**PROBLEM DETAILS:**
The lines to extract run from the first line of the material below to the line containing "from matplotlib.lines import Line2D", both included; leave the pictures behind.
+++ PROVIDED MATERIAL +++
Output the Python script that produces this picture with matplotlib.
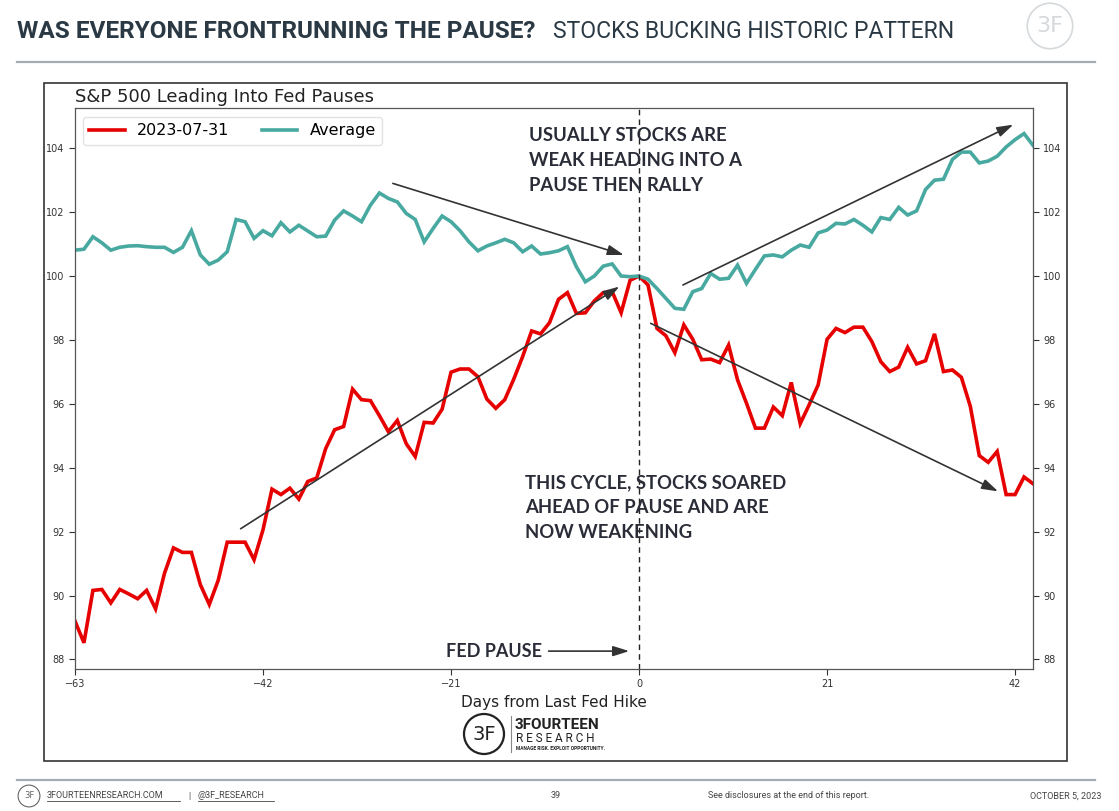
import numpy as np
import matplotlib
matplotlib.use("Agg")
import matplotlib.pyplot as plt
from matplotlib.patches import Rectangle, Circle
from matplotlib.lines import Line2D

# ---------------- data ----------------
days = list(range(-63, 45))
sp_2023 = [89.2, 88.52, 90.16, 90.19, 89.77, 90.19, 90.05, 89.9, 90.16, 89.58,
           90.7, 91.49, 91.35, 91.35, 90.34, 89.72, 90.48, 91.67, 91.67, 91.67,
           91.12, 92.06, 93.33, 93.16, 93.36, 93.02, 93.57, 93.68, 94.6, 95.19,
           95.29, 96.46, 96.13, 96.1, 95.63, 95.13, 95.48, 94.75, 94.35, 95.42,
           95.4, 95.83, 96.99, 97.09, 97.09, 96.85, 96.15, 95.86, 96.13, 96.77,
           97.48, 98.28, 98.19, 98.54, 99.27, 99.48, 98.83, 98.85, 99.22, 99.48,
           99.51, 98.85, 99.87, 100.0, 99.72, 98.36, 98.13, 97.6, 98.47, 98.02,
           97.38, 97.4, 97.29, 97.84, 96.75, 96.02, 95.24, 95.24, 95.9, 95.63,
           96.67, 95.38, 95.97, 96.59, 98.02, 98.36, 98.23, 98.4, 98.4, 97.95,
           97.32, 97.01, 97.15, 97.77, 97.25, 97.35, 98.19, 97.01, 97.06, 96.83,
           95.92, 94.38, 94.17, 94.51, 93.16, 93.16, 93.71, 93.5]
average = [100.81, 100.84, 101.23, 101.04, 100.81, 100.9, 100.94, 100.95, 100.92, 100.9,
           100.9, 100.74, 100.9, 101.42, 100.66, 100.37, 100.5, 100.76, 101.77, 101.7,
           101.18, 101.42, 101.26, 101.67, 101.38, 101.59, 101.41, 101.23, 101.25, 101.75,
           102.04, 101.88, 101.7, 102.22, 102.6, 102.43, 102.32, 101.96, 101.77, 101.07,
           101.49, 101.88, 101.7, 101.42, 101.07, 100.79, 100.94, 101.04, 101.15, 101.04,
           100.76, 100.94, 100.69, 100.73, 100.79, 100.92, 100.29, 99.82, 100.0, 100.31,
           100.38, 100.0, 99.98, 100.0, 99.9, 99.61, 99.3, 98.99, 98.96, 99.51,
           99.61, 100.08, 99.9, 99.93, 100.34, 99.77, 100.21, 100.63, 100.66, 100.6,
           100.81, 100.97, 100.9, 101.35, 101.44, 101.65, 101.63, 101.77, 101.59, 101.38,
           101.83, 101.77, 102.15, 101.91, 102.04, 102.71, 103.0, 103.03, 103.65, 103.88,
           103.88, 103.54, 103.6, 103.75, 104.04, 104.27, 104.46, 104.09]
x_ticks = [-63, -42, -21, 0, 21, 42]
y_ticks = [88, 90, 92, 94, 96, 98, 100, 102, 104]
series_labels = ["2023-07-31", "Average"]

RED = "#e60000"
TEAL = "#48a9a1"
NAVY = "#2a3944"
ANN = "#2a2d38"

W, H = 1119, 811
fig = plt.figure(figsize=(W / 100, H / 100), dpi=100)
fig.patch.set_facecolor("white")

def fx(px):
    return px / W

def fy(py):
    return 1 - py / H

# ---------------- main axes ----------------
ax = fig.add_axes([fx(75), fy(669), fx(1033) - fx(75), fy(108) - fy(669)])
ax.plot(days, sp_2023, color=RED, lw=2.6, label=series_labels[0], solid_joinstyle="miter")
ax.plot(days, average, color=TEAL, lw=2.6, label=series_labels[1], solid_joinstyle="miter")
ax.axvline(0, color="#222222", lw=1.0, ls=(0, (4, 3)))
ax.set_xlim(days[0], days[-1])
ax.set_ylim(87.7, 105.26)
ax.set_xticks(x_ticks)
ax.set_yticks(y_ticks)
ax.tick_params(axis="both", labelsize=7, colors="#333333", length=4, width=0.8)
ax.tick_params(axis="y", right=True, labelright=True)
for s in ax.spines.values():
    s.set_color("#555555")
    s.set_linewidth(0.9)
ax.set_title("S&P 500 Leading Into Fed Pauses", loc="left", fontsize=13, color="#222222", pad=4)
ax.set_xlabel("Days from Last Fed Hike", fontsize=11, color="#222222", labelpad=4)
leg = ax.legend(loc="upper left", ncol=2, fontsize=11.5, frameon=True, handlelength=2.2,
                columnspacing=2.0, borderaxespad=0.5, bbox_to_anchor=(0.0, 0.998))
leg.get_frame().set_edgecolor("#dddddd")

# arrows
arrow_kw = dict(arrowstyle="-|>,head_length=0.7,head_width=0.22", color="#333333", lw=1.2,
                shrinkA=0, shrinkB=0, mutation_scale=14)
ax.annotate("", xy=(-1.7, 100.66), xytext=(-27.5, 102.9), arrowprops=arrow_kw)
ax.annotate("", xy=(-2.2, 99.67), xytext=(-44.5, 92.09), arrowprops=arrow_kw)
ax.annotate("", xy=(41.8, 104.74), xytext=(4.9, 99.72), arrowprops=arrow_kw)
ax.annotate("", xy=(40.1, 93.26), xytext=(1.3, 98.52), arrowprops=arrow_kw)
ax.annotate("", xy=(-1.1, 88.26), xytext=(-10.1, 88.26), arrowprops=arrow_kw)

ax.text(-12.27, 104.65, "USUALLY STOCKS ARE\nWEAK HEADING INTO A\nPAUSE THEN RALLY",
        fontsize=13.3, fontweight="bold", family="Lato", color=ANN, va="top", ha="left",
        linespacing=1.55)
ax.text(-12.7, 93.8, "THIS CYCLE, STOCKS SOARED\nAHEAD OF PAUSE AND ARE\nNOW WEAKENING",
        fontsize=13.3, fontweight="bold", family="Lato", color=ANN, va="top", ha="left",
        linespacing=1.55)
ax.text(-21.6, 88.26, "FED PAUSE", fontsize=13.0, fontweight="bold", family="Lato",
        color=ANN, va="center", ha="left")

# ---------------- frame / header / footer ----------------
fig.add_artist(Rectangle((fx(44), fy(761)), fx(1067) - fx(44), fy(83) - fy(761),
                         transform=fig.transFigure, fill=False, ec="#333333", lw=1.2))
fig.add_artist(Line2D([fx(17), fx(1095)], [fy(62), fy(62)], transform=fig.transFigure,
                      color="#a3adb3", lw=1.6))
fig.add_artist(Line2D([fx(17), fx(1095)], [fy(780), fy(780)], transform=fig.transFigure,
                      color="#a3adb3", lw=1.6))

fig.text(fx(17), fy(31), "WAS EVERYONE FRONTRUNNING THE PAUSE?", family="Roboto",
         fontweight="bold", fontsize=17.6, color=NAVY, va="center", ha="left")
fig.text(fx(553), fy(31), "STOCKS BUCKING HISTORIC PATTERN", family="Roboto",
         fontweight="normal", fontsize=16.6, color=NAVY, va="center", ha="left")

# top-right faint logo
lax = fig.add_axes([fx(1025), fy(52), fx(50), fy(0) - fy(52)])
lax.set_xlim(-1.1, 1.1)
lax.set_ylim(-1.1, 1.1)
lax.set_aspect("equal")
lax.axis("off")
lax.add_patch(Circle((0, 0), 1.0, fill=False, ec="#d5d9dc", lw=1.2))
lax.text(0, 0, "3F", ha="center", va="center", fontsize=16, color="#d5d9dc", family="DejaVu Sans")

# bottom centre logo
bax = fig.add_axes([fx(462), fy(756), fx(44), fy(712) - fy(756)])
bax.set_xlim(-1.1, 1.1)
bax.set_ylim(-1.1, 1.1)
bax.set_aspect("equal")
bax.axis("off")
bax.add_patch(Circle((0, 0), 1.0, fill=False, ec="#222222", lw=1.6))
bax.text(0, 0, "3F", ha="center", va="center", fontsize=14, color="#222222", family="DejaVu Sans")
fig.add_artist(Line2D([fx(511), fx(511)], [fy(752), fy(716)], transform=fig.transFigure,
                      color="#888888", lw=0.8))
fig.text(fx(515), fy(725), "3FOURTEEN", family="Roboto", fontweight="bold", fontsize=11,
         color="#222222", va="center", ha="left")
fig.text(fx(516), fy(739), "R E S E A R C H", family="Roboto", fontsize=8.5,
         color="#222222", va="center", ha="left")
fig.text(fx(516), fy(749), "MANAGE RISK. EXPLOIT OPPORTUNITY.", family="Roboto", fontsize=3.5,
         fontweight="bold", color="#222222", va="center", ha="left")

# footer
fax = fig.add_axes([fx(17), fy(808), fx(24), fy(784) - fy(808)])
fax.set_xlim(-1.1, 1.1)
fax.set_ylim(-1.1, 1.1)
fax.set_aspect("equal")
fax.axis("off")
fax.add_patch(Circle((0, 0), 1.0, fill=False, ec="#666666", lw=0.8))
fax.text(0, 0, "3F", ha="center", va="center", fontsize=6, color="#666666")

foot_kw = dict(family="Roboto", fontsize=6.5, color="#444444", va="center")
fig.text(fx(47), fy(796), "3FOURTEENRESEARCH.COM", ha="left", **foot_kw)
fig.text(fx(188), fy(796), "|", ha="left", **foot_kw)
fig.text(fx(198), fy(796), "@3F_RESEARCH", ha="left", **foot_kw)
fig.add_artist(Line2D([fx(47), fx(180)], [fy(801), fy(801)], transform=fig.transFigure,
                      color="#444444", lw=0.6))
fig.add_artist(Line2D([fx(198), fx(274)], [fy(801), fy(801)], transform=fig.transFigure,
                      color="#444444", lw=0.6))
fig.text(fx(556), fy(796), "39", ha="center", **foot_kw)
fig.text(fx(708), fy(796), "See disclosures at the end of this report.", ha="left", **foot_kw)
fig.text(fx(1101), fy(796), "OCTOBER 5, 2023", ha="right", **foot_kw)

fig.savefig("out.png", dpi=100, facecolor="white")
+++
**RESULT BELOW:**
Output the Python script that produces this picture with matplotlib.
import numpy as np
import matplotlib
matplotlib.use("Agg")
import matplotlib.pyplot as plt
from matplotlib.patches import Rectangle, Circle
from matplotlib.lines import Line2D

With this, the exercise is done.